▶ **Exercise objective**: Return the listing below unchanged, minus its pictures.

** BEGIN Given data **

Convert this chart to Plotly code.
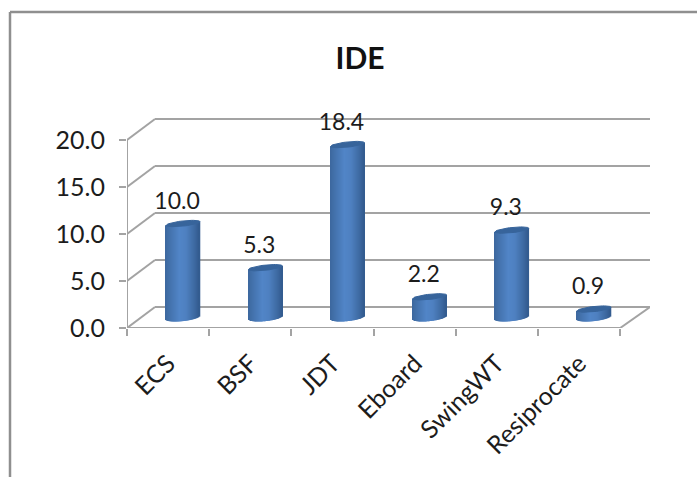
import math
import plotly.graph_objects as go

# Chart content
title = "IDE"
categories = ["ECS", "BSF", "JDT", "Eboard", "SwingWT", "Resiprocate"]
values = [10.0, 5.3, 18.4, 2.2, 9.3, 0.9]
value_ticks = [0, 5, 10, 15, 20]
value_tick_labels = ["0.0", "5.0", "10.0", "15.0", "20.0"]

# Page and plot geometry, in pixels
W, H = 697, 477
LEFT, RIGHT, TOP, BOTTOM = 127, 650, 118, 328
CELL_PX = 82.2           # width of one category
UNIT_PX = 9.4            # height of one value unit
DEPTH_X_PX, DEPTH_Y_PX = 28, 21
RADIUS_PX = 17.0         # cylinder half width
TOP_B_PX = 2.6           # minor half axis of the top cap
BASE_B_PX = 3.6          # minor half axis of the rounded foot
TILT = 0.105             # ends lean up to the right
COLUMN_SHIFT_PX = 15     # cylinders stand mid-way into the floor

dx = 1 / CELL_PX
dy = 1 / UNIT_PX
x_range = [-0.5, -0.5 + (RIGHT - LEFT) * dx]
y_range = [0, (BOTTOM - TOP) * dy]
n = len(categories)
floor_mid = DEPTH_Y_PX / 2 * dy


def shade(t):
    """Blue of the cylinder wall at t in 0..1 from left edge to right edge."""
    stops = [(0.0, (60, 103, 158)), (0.12, (66, 112, 170)), (0.42, (81, 133, 199)),
             (0.62, (78, 128, 192)), (0.86, (62, 106, 162)), (1.0, (50, 90, 142))]
    for (t0, c0), (t1, c1) in zip(stops, stops[1:]):
        if t <= t1:
            f = (t - t0) / (t1 - t0)
            return "rgb(%d,%d,%d)" % tuple(round(a + (b - a) * f) for a, b in zip(c0, c1))
    return "rgb(50,90,142)"


WIRE = "#a3a3a3"
shapes = []


def wire(x0, y0, x1, y1):
    shapes.append(dict(type="line", xref="x", yref="y", x0=x0, y0=y0, x1=x1, y1=y1,
                       layer="below", line=dict(color=WIRE, width=2)))


# Walls: each gridline runs back from the value axis, then along the back wall
back_x = -0.5 + DEPTH_X_PX * dx
back_right = x_range[1]
front_right = n - 0.5
for v in value_ticks:
    wire(-0.5, v, back_x, v + DEPTH_Y_PX * dy)
    wire(back_x, v + DEPTH_Y_PX * dy, back_right, v + DEPTH_Y_PX * dy)
wire(front_right, 0, back_right, DEPTH_Y_PX * dy)
wire(-0.5, 0, -0.5, value_ticks[-1])
wire(-0.5, 0, front_right, 0)

# Cylinder walls, as thin vertical strips that end on the lower ellipse edge
strip_x, strip_base, strip_h, strip_c = [], [], [], []
STRIPS = 34
for i, v in enumerate(values):
    cx = i + COLUMN_SHIFT_PX * dx
    for s in range(STRIPS):
        t = (s + 0.5) / STRIPS
        off = (2 * t - 1) * RADIUS_PX
        lean = TILT * off * dy
        sag = BASE_B_PX * math.sqrt(max(0, 1 - (off / RADIUS_PX) ** 2)) * dy
        strip_x.append(cx + off * dx)
        strip_base.append(floor_mid + lean - sag)
        strip_h.append(v + sag)
        strip_c.append(shade(t))

fig = go.Figure()
fig.add_trace(go.Bar(
    x=strip_x, y=strip_h, base=strip_base,
    width=[2 * RADIUS_PX / STRIPS * dx * 1.35] * len(strip_x),
    marker=dict(color=strip_c, line=dict(width=0)),
    hoverinfo="skip", showlegend=False,
))

# Dark top cap of every cylinder
for i, v in enumerate(values):
    cx = i + COLUMN_SHIFT_PX * dx
    px, py = [], []
    for k in range(49):
        a = 2 * math.pi * k / 48
        ox = RADIUS_PX * math.cos(a)
        oy = TOP_B_PX * math.sin(a) + TILT * ox
        px.append(cx + ox * dx)
        py.append(floor_mid + v + oy * dy)
    fig.add_trace(go.Scatter(
        x=px, y=py, mode="lines", fill="toself", fillcolor="#37649b",
        line=dict(color="#37649b", width=1), hoverinfo="skip", showlegend=False,
    ))

# Value labels above the cylinders
fig.add_trace(go.Scatter(
    x=[i + 9 * dx for i in range(n)],
    y=[floor_mid + v + 20.5 * dy for v in values],
    mode="text", text=["%.1f" % v for v in values], textposition="middle center",
    textfont=dict(family="Lato", size=23, color="#1c1c1c"),
    cliponaxis=False, hoverinfo="skip", showlegend=False,
))

# Outer frame, open at the right and bottom
fx = lambda p: (p - LEFT) / (RIGHT - LEFT)
fy = lambda p: (BOTTOM - p) / (BOTTOM - TOP)
for x0, y0, x1, y1 in [(10, 12, W, 12), (10, 12, 10, H)]:
    shapes.append(dict(type="line", xref="paper", yref="paper",
                       x0=fx(x0), y0=fy(y0), x1=fx(x1), y1=fy(y1),
                       layer="above", line=dict(color="#8f8f8f", width=2.5)))

fig.update_layout(
    width=W, height=H,
    margin=dict(l=LEFT, r=W - RIGHT, t=TOP, b=H - BOTTOM, autoexpand=False),
    paper_bgcolor="white", plot_bgcolor="rgba(0,0,0,0)",
    barmode="overlay", showlegend=False, shapes=shapes,
    font=dict(family="Lato", color="#1c1c1c"),
    title=dict(text="<b>%s</b>" % title, x=360 / W, xanchor="center",
               y=1 - 58 / H, yanchor="middle",
               font=dict(family="Lato", size=30, color="#111111")),
    xaxis=dict(
        range=x_range, showgrid=False, zeroline=False, showline=False,
        tickmode="array", tickvals=list(range(n)), ticktext=categories,
        tickangle=-45, ticks="", ticklabelstandoff=15,
        tickfont=dict(family="Lato", size=25),
        minor=dict(tickmode="array", tickvals=[i - 0.5 for i in range(n + 1)],
                   ticks="outside", ticklen=7, tickwidth=2, tickcolor=WIRE,
                   showgrid=False),
    ),
    yaxis=dict(
        range=y_range, showgrid=False, zeroline=False, showline=False,
        tickmode="array", tickvals=value_ticks, ticktext=value_tick_labels,
        ticks="outside", ticklen=7, tickwidth=2, tickcolor=WIRE,
        ticklabelstandoff=9, tickfont=dict(family="Lato", size=25),
    ),
)

fig.write_html("out.html", config=dict(displayModeBar=False))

** END Given data **

▶ **Exercise response**:
Convert this chart to Plotly code.
import math
import plotly.graph_objects as go

# Chart content
title = "IDE"
categories = ["ECS", "BSF", "JDT", "Eboard", "SwingWT", "Resiprocate"]
values = [10.0, 5.3, 18.4, 2.2, 9.3, 0.9]
value_ticks = [0, 5, 10, 15, 20]
value_tick_labels = ["0.0", "5.0", "10.0", "15.0", "20.0"]

# Page and plot geometry, in pixels
W, H = 697, 477
LEFT, RIGHT, TOP, BOTTOM = 127, 650, 118, 328
CELL_PX = 82.2           # width of one category
UNIT_PX = 9.4            # height of one value unit
DEPTH_X_PX, DEPTH_Y_PX = 28, 21
RADIUS_PX = 17.0         # cylinder half width
TOP_B_PX = 2.6           # minor half axis of the top cap
BASE_B_PX = 3.6          # minor half axis of the rounded foot
TILT = 0.105             # ends lean up to the right
COLUMN_SHIFT_PX = 15     # cylinders stand mid-way into the floor

dx = 1 / CELL_PX
dy = 1 / UNIT_PX
x_range = [-0.5, -0.5 + (RIGHT - LEFT) * dx]
y_range = [0, (BOTTOM - TOP) * dy]
n = len(categories)
floor_mid = DEPTH_Y_PX / 2 * dy


def shade(t):
    """Blue of the cylinder wall at t in 0..1 from left edge to right edge."""
    stops = [(0.0, (60, 103, 158)), (0.12, (66, 112, 170)), (0.42, (81, 133, 199)),
             (0.62, (78, 128, 192)), (0.86, (62, 106, 162)), (1.0, (50, 90, 142))]
    for (t0, c0), (t1, c1) in zip(stops, stops[1:]):
        if t <= t1:
            f = (t - t0) / (t1 - t0)
            return "rgb(%d,%d,%d)" % tuple(round(a + (b - a) * f) for a, b in zip(c0, c1))
    return "rgb(50,90,142)"


WIRE = "#a3a3a3"
shapes = []


def wire(x0, y0, x1, y1):
    shapes.append(dict(type="line", xref="x", yref="y", x0=x0, y0=y0, x1=x1, y1=y1,
                       layer="below", line=dict(color=WIRE, width=2)))


# Walls: each gridline runs back from the value axis, then along the back wall
back_x = -0.5 + DEPTH_X_PX * dx
back_right = x_range[1]
front_right = n - 0.5
for v in value_ticks:
    wire(-0.5, v, back_x, v + DEPTH_Y_PX * dy)
    wire(back_x, v + DEPTH_Y_PX * dy, back_right, v + DEPTH_Y_PX * dy)
wire(front_right, 0, back_right, DEPTH_Y_PX * dy)
wire(-0.5, 0, -0.5, value_ticks[-1])
wire(-0.5, 0, front_right, 0)

# Cylinder walls, as thin vertical strips that end on the lower ellipse edge
strip_x, strip_base, strip_h, strip_c = [], [], [], []
STRIPS = 34
for i, v in enumerate(values):
    cx = i + COLUMN_SHIFT_PX * dx
    for s in range(STRIPS):
        t = (s + 0.5) / STRIPS
        off = (2 * t - 1) * RADIUS_PX
        lean = TILT * off * dy
        sag = BASE_B_PX * math.sqrt(max(0, 1 - (off / RADIUS_PX) ** 2)) * dy
        strip_x.append(cx + off * dx)
        strip_base.append(floor_mid + lean - sag)
        strip_h.append(v + sag)
        strip_c.append(shade(t))

fig = go.Figure()
fig.add_trace(go.Bar(
    x=strip_x, y=strip_h, base=strip_base,
    width=[2 * RADIUS_PX / STRIPS * dx * 1.35] * len(strip_x),
    marker=dict(color=strip_c, line=dict(width=0)),
    hoverinfo="skip", showlegend=False,
))

# Dark top cap of every cylinder
for i, v in enumerate(values):
    cx = i + COLUMN_SHIFT_PX * dx
    px, py = [], []
    for k in range(49):
        a = 2 * math.pi * k / 48
        ox = RADIUS_PX * math.cos(a)
        oy = TOP_B_PX * math.sin(a) + TILT * ox
        px.append(cx + ox * dx)
        py.append(floor_mid + v + oy * dy)
    fig.add_trace(go.Scatter(
        x=px, y=py, mode="lines", fill="toself", fillcolor="#37649b",
        line=dict(color="#37649b", width=1), hoverinfo="skip", showlegend=False,
    ))

# Value labels above the cylinders
fig.add_trace(go.Scatter(
    x=[i + 9 * dx for i in range(n)],
    y=[floor_mid + v + 20.5 * dy for v in values],
    mode="text", text=["%.1f" % v for v in values], textposition="middle center",
    textfont=dict(family="Lato", size=23, color="#1c1c1c"),
    cliponaxis=False, hoverinfo="skip", showlegend=False,
))

# Outer frame, open at the right and bottom
fx = lambda p: (p - LEFT) / (RIGHT - LEFT)
fy = lambda p: (BOTTOM - p) / (BOTTOM - TOP)
for x0, y0, x1, y1 in [(10, 12, W, 12), (10, 12, 10, H)]:
    shapes.append(dict(type="line", xref="paper", yref="paper",
                       x0=fx(x0), y0=fy(y0), x1=fx(x1), y1=fy(y1),
                       layer="above", line=dict(color="#8f8f8f", width=2.5)))

fig.update_layout(
    width=W, height=H,
    margin=dict(l=LEFT, r=W - RIGHT, t=TOP, b=H - BOTTOM, autoexpand=False),
    paper_bgcolor="white", plot_bgcolor="rgba(0,0,0,0)",
    barmode="overlay", showlegend=False, shapes=shapes,
    font=dict(family="Lato", color="#1c1c1c"),
    title=dict(text="<b>%s</b>" % title, x=360 / W, xanchor="center",
               y=1 - 58 / H, yanchor="middle",
               font=dict(family="Lato", size=30, color="#111111")),
    xaxis=dict(
        range=x_range, showgrid=False, zeroline=False, showline=False,
        tickmode="array", tickvals=list(range(n)), ticktext=categories,
        tickangle=-45, ticks="", ticklabelstandoff=15,
        tickfont=dict(family="Lato", size=25),
        minor=dict(tickmode="array", tickvals=[i - 0.5 for i in range(n + 1)],
                   ticks="outside", ticklen=7, tickwidth=2, tickcolor=WIRE,
                   showgrid=False),
    ),
    yaxis=dict(
        range=y_range, showgrid=False, zeroline=False, showline=False,
        tickmode="array", tickvals=value_ticks, ticktext=value_tick_labels,
        ticks="outside", ticklen=7, tickwidth=2, tickcolor=WIRE,
        ticklabelstandoff=9, tickfont=dict(family="Lato", size=25),
    ),
)

fig.write_html("out.html", config=dict(displayModeBar=False))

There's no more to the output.